- Bir şeyin ayrıldığı iki eşit ya da yaklaşık olarak birbirine eşit parçadan her biri için kullanılır: Yarım saat. Yarım ekmek. Yarım elma. Yarım porsiyon.
- Tam ve istenildiği gibi olmayan: Yarım bilgi. Yarım iş.
- Saatin 00:30'u ya da 12:30'u gösterdiği zaman: Öğlen oldu. Saat yarım... (A. Türk). Saat yarım olunca, çaresiz, bir anons daha. — Bu gece uçmuyoruz... (B. Başarır)
- (mecazi) Hastalıklı, sakat, sağlıksız: Yarım adam.
Yarım ile ilgili birleşik kelime ve fiiller
Yarım altın |
- Yarımada: Sadece bir tarafından ana karaya bağlı, diğer (üç) yanları suyla çevrili olan kara parçası.
- Yarım altın: Ata liranın yarısı, çeyrek altının da iki katı olan ~ 3,5 gramlık altın türü, yarımlık.

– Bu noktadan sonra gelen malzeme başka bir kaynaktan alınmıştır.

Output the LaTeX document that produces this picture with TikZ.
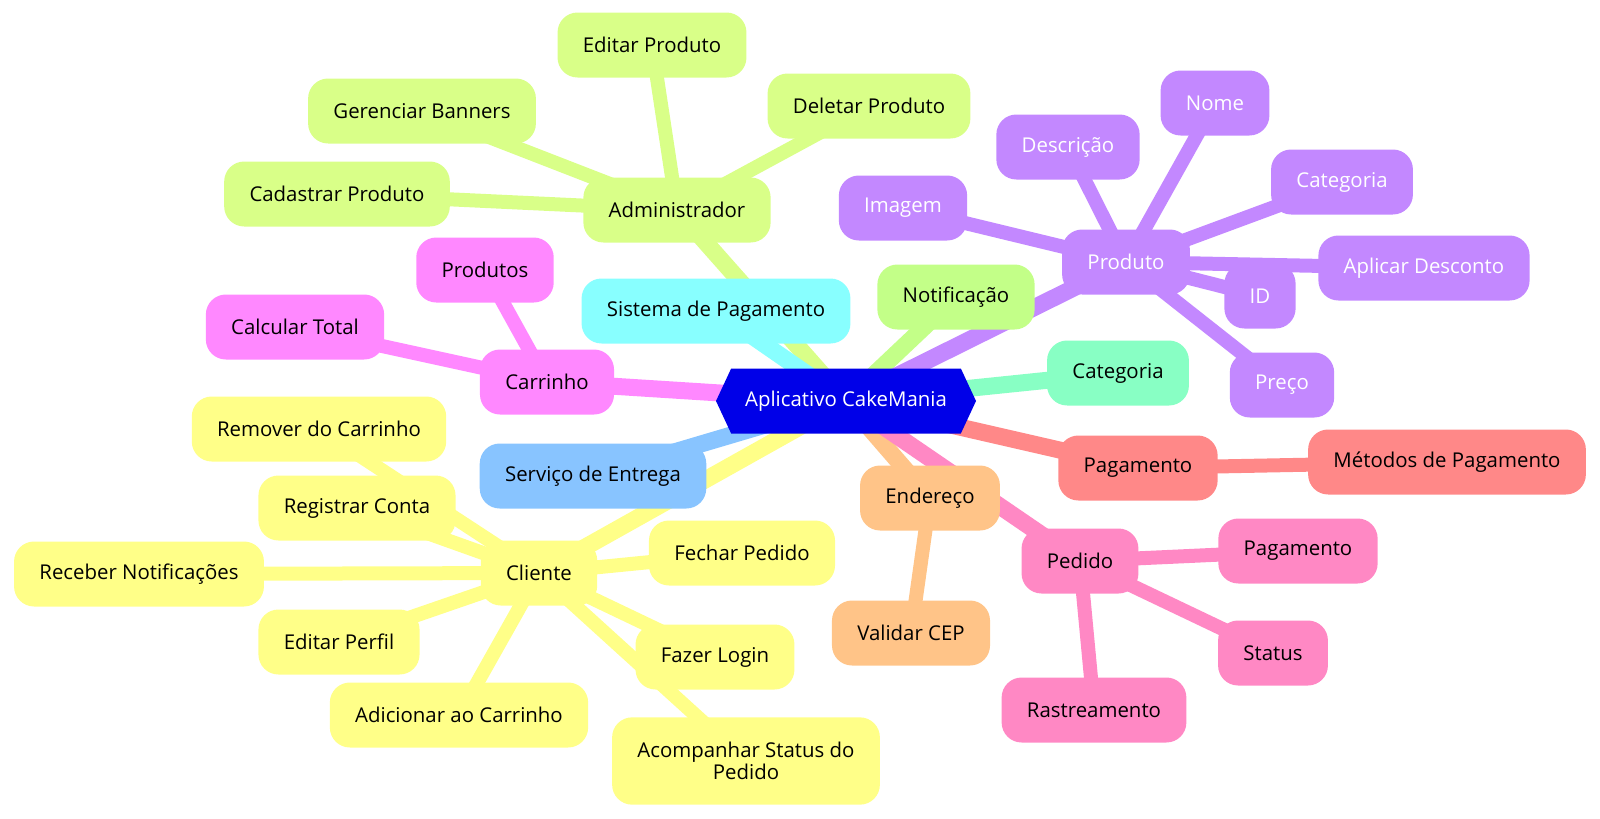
\documentclass[tikz,border=0pt]{standalone}
\usepackage{fontspec}
\setmainfont{Open Sans}
\usetikzlibrary{shapes.symbols, backgrounds}
\definecolor{rootblue}{HTML}{0000E8}
\definecolor{cyanc}{HTML}{88FFFF}
\definecolor{limec}{HTML}{D9FF88}
\definecolor{greenc}{HTML}{C3FF88}
\definecolor{tealc}{HTML}{88FFC4}
\definecolor{purplec}{HTML}{C388FF}
\definecolor{redc}{HTML}{FF8888}
\definecolor{pinkc}{HTML}{FF88C4}
\definecolor{orangec}{HTML}{FFC488}
\definecolor{yellowc}{HTML}{FFFF88}
\definecolor{bluec}{HTML}{88C4FF}
\definecolor{magentac}{HTML}{FF88FF}
\tikzstyle{rootnode} = [
	signal,
	signal to=east and west,
	signal pointer angle=130,
	minimum width=195pt,
	minimum height=48.75pt,
	fill=rootblue,
	text=white,
	font=\fontsize{15.3}{16.5}\selectfont,
]
\tikzstyle{defaultnode} = [
	rectangle,
	rounded corners=15pt,
	minimum height=48.75pt,
	inner xsep=19pt,
	text centered,
	font=\fontsize{15.3}{16.4}\selectfont,
]
\tikzstyle{edgetop} = [line width=12.75pt]
\tikzstyle{edgeleaf} = [line width=10.5pt]

\begin{document}
\begin{tikzpicture}[x=0.75pt, y=-0.75pt]
		\useasboundingbox (0,0) rectangle (1600,818);
		\node (root) [rootnode] at (846,401) {Aplicativo CakeMania};

		\node (admin) [defaultnode, fill=limec] at (677,210) {Administrador};
		\node (editprod) [defaultnode, fill=limec] at (652,45) {Editar Produto};
		\node (banners) [defaultnode, fill=limec] at (422,111) {Gerenciar Banners};
		\node (delprod) [defaultnode, fill=limec] at (869,106) {Deletar Produto};
		\node (cadprod) [defaultnode, fill=limec] at (337,194) {Cadastrar Produto};

		\node (sistpag) [defaultnode, fill=cyanc] at (716,311) {Sistema de Pagamento};
		\node (notif) [defaultnode, fill=greenc] at (956,297) {Notificação};

		\node (produto) [defaultnode, fill=purplec, text=white] at (1126,262) {Produto};
		\node (nome) [defaultnode, fill=purplec, text=white] at (1215,103) {Nome};
		\node (descr) [defaultnode, fill=purplec, text=white] at (1068,147) {Descrição};
		\node (catprod) [defaultnode, fill=purplec, text=white] at (1342,182) {Categoria};
		\node (imagem) [defaultnode, fill=purplec, text=white] at (903,208) {Imagem};
		\node (desconto) [defaultnode, fill=purplec, text=white] at (1424,268) {Aplicar Desconto};
		\node (idprod) [defaultnode, fill=purplec, text=white] at (1260,296) {ID};
		\node (preco) [defaultnode, fill=purplec, text=white] at (1282,385) {Preço};

		\node (categoria) [defaultnode, fill=tealc] at (1118,373) {Categoria};

		\node (carrinho) [defaultnode, fill=magentac] at (547,382) {Carrinho};
		\node (produtos) [defaultnode, fill=magentac] at (485,270) {Produtos};
		\node (calctotal) [defaultnode, fill=magentac] at (295,327) {Calcular Total};

		\node (entrega) [defaultnode, fill=bluec] at (593,476) {Serviço de Entrega};

		\node (pagamento) [defaultnode, fill=redc] at (1138,468) {Pagamento};
		\node (metodos) [defaultnode, fill=redc] at (1447,462) {Métodos de Pagamento};

		\node (endereco) [defaultnode, fill=orangec] at (930,498) {Endereço};
		\node (cep) [defaultnode, fill=orangec] at (911,633) {Validar CEP};

		\node (pedido) [defaultnode, fill=pinkc] at (1080,561) {Pedido};
		\node (pedpag) [defaultnode, fill=pinkc] at (1298,551) {Pagamento};
		\node (status) [defaultnode, fill=pinkc] at (1273,653) {Status};
		\node (rastreio) [defaultnode, fill=pinkc] at (1094,710) {Rastreamento};

		\node (cliente) [defaultnode, fill=yellowc] at (539,573) {Cliente};
		\node (remover) [defaultnode, fill=yellowc] at (319,429) {Remover do Carrinho};
		\node (registrar) [defaultnode, fill=yellowc] at (357,508) {Registrar Conta};
		\node (receber) [defaultnode, fill=yellowc] at (139,574) {Receber Notificações};
		\node (fechar) [defaultnode, fill=yellowc] at (742,553) {Fechar Pedido};
		\node (editperfil) [defaultnode, fill=yellowc] at (339,642) {Editar Perfil};
		\node (login) [defaultnode, fill=yellowc] at (715,657) {Fazer Login};
		\node (adicionar) [defaultnode, fill=yellowc] at (459,715) {Adicionar ao Carrinho};
		\node (acompanhar) [defaultnode, fill=yellowc, align=center, minimum height=65.5pt] at (746,761) {Acompanhar Status do\\Pedido};

		\begin{scope}[on background layer]
			\draw [edgetop, limec] (root.center) -- (admin.center);
			\draw [edgeleaf, limec] (admin.center) -- (editprod.center);
			\draw [edgeleaf, limec] (admin.center) -- (banners.center);
			\draw [edgeleaf, limec] (admin.center) -- (delprod.center);
			\draw [edgeleaf, limec] (admin.center) -- (cadprod.center);
			\draw [edgetop, cyanc] (root.center) -- (sistpag.center);
			\draw [edgetop, greenc] (root.center) -- (notif.center);
			\draw [edgetop, purplec] (root.center) -- (produto.center);
			\foreach \leaf in {nome, descr, catprod, imagem, desconto, idprod, preco}
				\draw [edgeleaf, purplec] (produto.center) -- (\leaf.center);
			\draw [edgetop, tealc] (root.center) -- (categoria.center);
			\draw [edgetop, magentac] (root.center) -- (carrinho.center);
			\draw [edgeleaf, magentac] (carrinho.center) -- (produtos.center);
			\draw [edgeleaf, magentac] (carrinho.center) -- (calctotal.center);
			\draw [edgetop, yellowc] (root.center) -- (cliente.center);
			\foreach \leaf in {remover, registrar, receber, fechar, editperfil, login, adicionar, acompanhar}
				\draw [edgeleaf, yellowc] (cliente.center) -- (\leaf.center);
			\draw [edgetop, bluec] (root.center) -- (entrega.center);
			\draw [edgetop, redc] (root.center) -- (pagamento.center);
			\draw [edgeleaf, redc] (pagamento.center) -- (metodos.center);
			\draw [edgetop, orangec] (root.center) -- (endereco.center);
			\draw [edgeleaf, orangec] (endereco.center) -- (cep.center);
			\draw [edgetop, pinkc] (root.center) -- (pedido.center);
			\foreach \leaf in {pedpag, status, rastreio}
				\draw [edgeleaf, pinkc] (pedido.center) -- (\leaf.center);
		\end{scope}
	\end{tikzpicture}
\end{document}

- Yarım ay: Ayın ilk dördün ve son dördün evrelerindeki görünümü.
- Yarım kalmak: Tamamlanmamak.
- Yarım küre:
- (matematik) İki eşit parçaya bölünmüş bir kürenin her iki parçası.
- (coğrafya) Yer kürenin (Dünya'nın) Ekvatorla ikiye bölünmüş her iki parçasından biri, yarı küre: Kuzey yarım küre, güney yarım küre.
- Yarım pansiyon: Turizmcilikte, otel, motel vb. turistik işletmelerde oda ve kahvaltı hizmetleri yanında öğle veya akşam yemeğinden birisinin verilmesine dayanan konaklama sistemi.
- Yarım porsiyon: Standart bir ücret karşılığında bir kimseye verilen standart yemek miktarı olan porsiyonun yarısı.
- Yarım yamalak:
- Kusurlu, eksik: "Hadi oğlum, yarım yamalak bırakmışsın yine dersini." (E. Bolat)
- Baştan savma bir biçimde, üstünkörü: Yarım yamalak işler, seni istediğin hedefe doğru götürmeyecektir. Allah yolunda ilerlerken de, gereği neyse onu yapacaksın. (F. Özdemir)
Yarım ile ilgili deyimler ve anlamları
İçinde "yarım" kelimesi geçen deyimler ve açıklamaları:
- Yarım adam: Hastalıklı ya da sakat insan.
- Yarım ağız (ağızla): (deyiminin anlamı) İstemeye istemeye, isteksiz olarak söylemek: Geç kalma sebebini söyleyerek, yarım ağız ile özür diledi. (İlgili cümle kaynağı: F. Kadri)
- Yarım elmanın yarısı o, yarısı bu: İkisi de birbirine çok benzeyen iki iyi insan: Sanki yarım elmanın yarısı o yarısı ben. O kadar bana benziyormuş. (H. R. Gürpınar)
- Yarım kulak dinlemek: Umursamadan, önem vermeden dinlemek.
- Yarım pabuçlu: İşsiz, yoksul kimse.
- Yarım porsiyon: (argo) Ufak tefek, çelimsiz kimse.
Yarım ile ilgili atasözleri ve anlamları
İçinde "yarım" sözcüğü geçen atasözleri ve açıklamaları:
Yarım Elma |
- Yarım elma, gönül alma: Armağan küçük de olsa, gönül almaya yarar: Dayı kimseleri unutmamış, yarım elma gönül alma diyerek ufak da olsa herkese bir şeyler getirmişti. (Z. Aygül)
- Yarım hekim candan eder, yarım hoca dinden eder: İşinin tam ehli olmayanların, kendilerinden yardım bekleyenlere yardımları şöyle dursun, büyük zararları dokunur.